Without the pictures, write out all the lines below exactly as they appear.

◆ Data block
+-------+
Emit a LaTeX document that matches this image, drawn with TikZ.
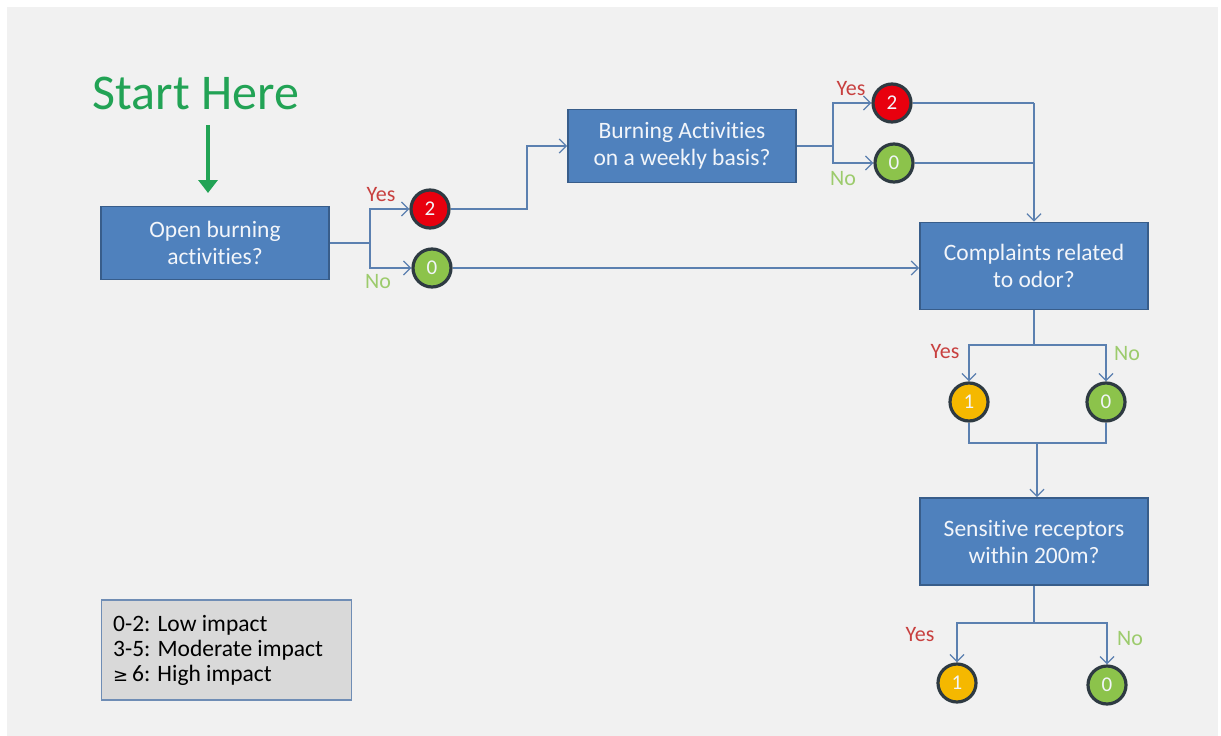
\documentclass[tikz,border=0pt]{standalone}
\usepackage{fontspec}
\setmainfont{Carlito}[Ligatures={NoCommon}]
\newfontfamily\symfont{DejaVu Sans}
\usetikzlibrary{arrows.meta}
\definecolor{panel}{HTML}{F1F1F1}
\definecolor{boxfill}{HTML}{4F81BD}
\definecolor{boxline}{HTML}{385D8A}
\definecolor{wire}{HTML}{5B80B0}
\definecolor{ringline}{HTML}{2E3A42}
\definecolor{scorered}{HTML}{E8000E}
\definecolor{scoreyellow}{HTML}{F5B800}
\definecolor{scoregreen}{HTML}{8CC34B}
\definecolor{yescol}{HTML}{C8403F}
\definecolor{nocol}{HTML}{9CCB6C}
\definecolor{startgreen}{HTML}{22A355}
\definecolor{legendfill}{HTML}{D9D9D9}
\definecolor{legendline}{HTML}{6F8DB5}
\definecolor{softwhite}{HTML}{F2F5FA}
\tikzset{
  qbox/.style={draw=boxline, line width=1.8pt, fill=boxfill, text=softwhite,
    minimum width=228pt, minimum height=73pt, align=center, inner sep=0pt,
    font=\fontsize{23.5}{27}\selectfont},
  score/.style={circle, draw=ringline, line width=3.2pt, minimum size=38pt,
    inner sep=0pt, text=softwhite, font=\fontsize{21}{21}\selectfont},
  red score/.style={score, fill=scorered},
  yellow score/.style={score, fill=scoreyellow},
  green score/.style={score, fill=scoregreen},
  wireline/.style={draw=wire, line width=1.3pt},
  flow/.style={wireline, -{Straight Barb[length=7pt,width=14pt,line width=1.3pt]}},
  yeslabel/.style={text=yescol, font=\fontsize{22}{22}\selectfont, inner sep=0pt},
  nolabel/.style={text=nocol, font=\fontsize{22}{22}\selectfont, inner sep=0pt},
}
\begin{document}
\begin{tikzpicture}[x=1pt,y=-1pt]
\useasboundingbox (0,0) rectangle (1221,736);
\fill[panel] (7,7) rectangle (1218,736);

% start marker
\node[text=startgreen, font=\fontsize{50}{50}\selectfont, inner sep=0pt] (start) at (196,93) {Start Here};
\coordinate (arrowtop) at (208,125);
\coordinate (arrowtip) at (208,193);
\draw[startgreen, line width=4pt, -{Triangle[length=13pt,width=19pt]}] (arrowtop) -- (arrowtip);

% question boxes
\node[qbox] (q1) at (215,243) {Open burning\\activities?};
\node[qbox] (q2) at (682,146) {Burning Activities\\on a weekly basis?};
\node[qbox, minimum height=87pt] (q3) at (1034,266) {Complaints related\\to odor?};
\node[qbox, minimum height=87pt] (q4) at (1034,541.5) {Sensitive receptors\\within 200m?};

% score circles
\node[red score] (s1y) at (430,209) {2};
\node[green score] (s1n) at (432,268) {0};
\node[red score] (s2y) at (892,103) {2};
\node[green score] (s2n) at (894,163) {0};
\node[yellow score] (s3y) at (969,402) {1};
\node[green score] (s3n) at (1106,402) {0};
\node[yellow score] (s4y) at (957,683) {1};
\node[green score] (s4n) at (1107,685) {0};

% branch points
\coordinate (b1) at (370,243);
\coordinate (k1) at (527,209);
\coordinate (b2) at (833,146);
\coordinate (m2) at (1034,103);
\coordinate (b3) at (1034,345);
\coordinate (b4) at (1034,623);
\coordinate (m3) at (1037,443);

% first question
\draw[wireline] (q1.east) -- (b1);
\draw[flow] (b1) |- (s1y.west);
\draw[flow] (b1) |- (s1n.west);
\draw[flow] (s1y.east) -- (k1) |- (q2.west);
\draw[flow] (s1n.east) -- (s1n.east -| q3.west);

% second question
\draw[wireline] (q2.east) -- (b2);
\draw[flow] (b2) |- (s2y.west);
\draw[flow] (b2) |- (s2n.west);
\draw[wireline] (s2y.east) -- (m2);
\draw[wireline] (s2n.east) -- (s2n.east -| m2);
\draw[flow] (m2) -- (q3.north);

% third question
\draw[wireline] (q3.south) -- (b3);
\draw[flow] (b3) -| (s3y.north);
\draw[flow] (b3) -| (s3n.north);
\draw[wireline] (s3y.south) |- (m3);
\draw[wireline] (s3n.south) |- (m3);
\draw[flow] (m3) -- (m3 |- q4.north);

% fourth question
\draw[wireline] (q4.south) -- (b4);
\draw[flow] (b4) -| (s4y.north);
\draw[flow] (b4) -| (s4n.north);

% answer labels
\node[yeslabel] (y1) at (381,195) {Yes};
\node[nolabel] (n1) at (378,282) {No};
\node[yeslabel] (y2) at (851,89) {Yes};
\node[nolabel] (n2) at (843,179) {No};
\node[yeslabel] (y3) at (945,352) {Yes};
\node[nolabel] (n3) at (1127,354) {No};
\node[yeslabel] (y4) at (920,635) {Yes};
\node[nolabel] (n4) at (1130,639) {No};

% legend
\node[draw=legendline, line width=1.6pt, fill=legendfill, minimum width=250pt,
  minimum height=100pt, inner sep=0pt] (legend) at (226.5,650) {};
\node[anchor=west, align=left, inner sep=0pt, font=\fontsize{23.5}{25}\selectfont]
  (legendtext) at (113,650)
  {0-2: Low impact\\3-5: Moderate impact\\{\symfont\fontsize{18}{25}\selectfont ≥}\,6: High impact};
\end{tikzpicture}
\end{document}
+-------+
◆ Task response
Emit a LaTeX document that matches this image, drawn with TikZ.
\documentclass[tikz,border=0pt]{standalone}
\usepackage{fontspec}
\setmainfont{Carlito}[Ligatures={NoCommon}]
\newfontfamily\symfont{DejaVu Sans}
\usetikzlibrary{arrows.meta}
\definecolor{panel}{HTML}{F1F1F1}
\definecolor{boxfill}{HTML}{4F81BD}
\definecolor{boxline}{HTML}{385D8A}
\definecolor{wire}{HTML}{5B80B0}
\definecolor{ringline}{HTML}{2E3A42}
\definecolor{scorered}{HTML}{E8000E}
\definecolor{scoreyellow}{HTML}{F5B800}
\definecolor{scoregreen}{HTML}{8CC34B}
\definecolor{yescol}{HTML}{C8403F}
\definecolor{nocol}{HTML}{9CCB6C}
\definecolor{startgreen}{HTML}{22A355}
\definecolor{legendfill}{HTML}{D9D9D9}
\definecolor{legendline}{HTML}{6F8DB5}
\definecolor{softwhite}{HTML}{F2F5FA}
\tikzset{
  qbox/.style={draw=boxline, line width=1.8pt, fill=boxfill, text=softwhite,
    minimum width=228pt, minimum height=73pt, align=center, inner sep=0pt,
    font=\fontsize{23.5}{27}\selectfont},
  score/.style={circle, draw=ringline, line width=3.2pt, minimum size=38pt,
    inner sep=0pt, text=softwhite, font=\fontsize{21}{21}\selectfont},
  red score/.style={score, fill=scorered},
  yellow score/.style={score, fill=scoreyellow},
  green score/.style={score, fill=scoregreen},
  wireline/.style={draw=wire, line width=1.3pt},
  flow/.style={wireline, -{Straight Barb[length=7pt,width=14pt,line width=1.3pt]}},
  yeslabel/.style={text=yescol, font=\fontsize{22}{22}\selectfont, inner sep=0pt},
  nolabel/.style={text=nocol, font=\fontsize{22}{22}\selectfont, inner sep=0pt},
}
\begin{document}
\begin{tikzpicture}[x=1pt,y=-1pt]
\useasboundingbox (0,0) rectangle (1221,736);
\fill[panel] (7,7) rectangle (1218,736);

% start marker
\node[text=startgreen, font=\fontsize{50}{50}\selectfont, inner sep=0pt] (start) at (196,93) {Start Here};
\coordinate (arrowtop) at (208,125);
\coordinate (arrowtip) at (208,193);
\draw[startgreen, line width=4pt, -{Triangle[length=13pt,width=19pt]}] (arrowtop) -- (arrowtip);

% question boxes
\node[qbox] (q1) at (215,243) {Open burning\\activities?};
\node[qbox] (q2) at (682,146) {Burning Activities\\on a weekly basis?};
\node[qbox, minimum height=87pt] (q3) at (1034,266) {Complaints related\\to odor?};
\node[qbox, minimum height=87pt] (q4) at (1034,541.5) {Sensitive receptors\\within 200m?};

% score circles
\node[red score] (s1y) at (430,209) {2};
\node[green score] (s1n) at (432,268) {0};
\node[red score] (s2y) at (892,103) {2};
\node[green score] (s2n) at (894,163) {0};
\node[yellow score] (s3y) at (969,402) {1};
\node[green score] (s3n) at (1106,402) {0};
\node[yellow score] (s4y) at (957,683) {1};
\node[green score] (s4n) at (1107,685) {0};

% branch points
\coordinate (b1) at (370,243);
\coordinate (k1) at (527,209);
\coordinate (b2) at (833,146);
\coordinate (m2) at (1034,103);
\coordinate (b3) at (1034,345);
\coordinate (b4) at (1034,623);
\coordinate (m3) at (1037,443);

% first question
\draw[wireline] (q1.east) -- (b1);
\draw[flow] (b1) |- (s1y.west);
\draw[flow] (b1) |- (s1n.west);
\draw[flow] (s1y.east) -- (k1) |- (q2.west);
\draw[flow] (s1n.east) -- (s1n.east -| q3.west);

% second question
\draw[wireline] (q2.east) -- (b2);
\draw[flow] (b2) |- (s2y.west);
\draw[flow] (b2) |- (s2n.west);
\draw[wireline] (s2y.east) -- (m2);
\draw[wireline] (s2n.east) -- (s2n.east -| m2);
\draw[flow] (m2) -- (q3.north);

% third question
\draw[wireline] (q3.south) -- (b3);
\draw[flow] (b3) -| (s3y.north);
\draw[flow] (b3) -| (s3n.north);
\draw[wireline] (s3y.south) |- (m3);
\draw[wireline] (s3n.south) |- (m3);
\draw[flow] (m3) -- (m3 |- q4.north);

% fourth question
\draw[wireline] (q4.south) -- (b4);
\draw[flow] (b4) -| (s4y.north);
\draw[flow] (b4) -| (s4n.north);

% answer labels
\node[yeslabel] (y1) at (381,195) {Yes};
\node[nolabel] (n1) at (378,282) {No};
\node[yeslabel] (y2) at (851,89) {Yes};
\node[nolabel] (n2) at (843,179) {No};
\node[yeslabel] (y3) at (945,352) {Yes};
\node[nolabel] (n3) at (1127,354) {No};
\node[yeslabel] (y4) at (920,635) {Yes};
\node[nolabel] (n4) at (1130,639) {No};

% legend
\node[draw=legendline, line width=1.6pt, fill=legendfill, minimum width=250pt,
  minimum height=100pt, inner sep=0pt] (legend) at (226.5,650) {};
\node[anchor=west, align=left, inner sep=0pt, font=\fontsize{23.5}{25}\selectfont]
  (legendtext) at (113,650)
  {0-2: Low impact\\3-5: Moderate impact\\{\symfont\fontsize{18}{25}\selectfont ≥}\,6: High impact};
\end{tikzpicture}
\end{document}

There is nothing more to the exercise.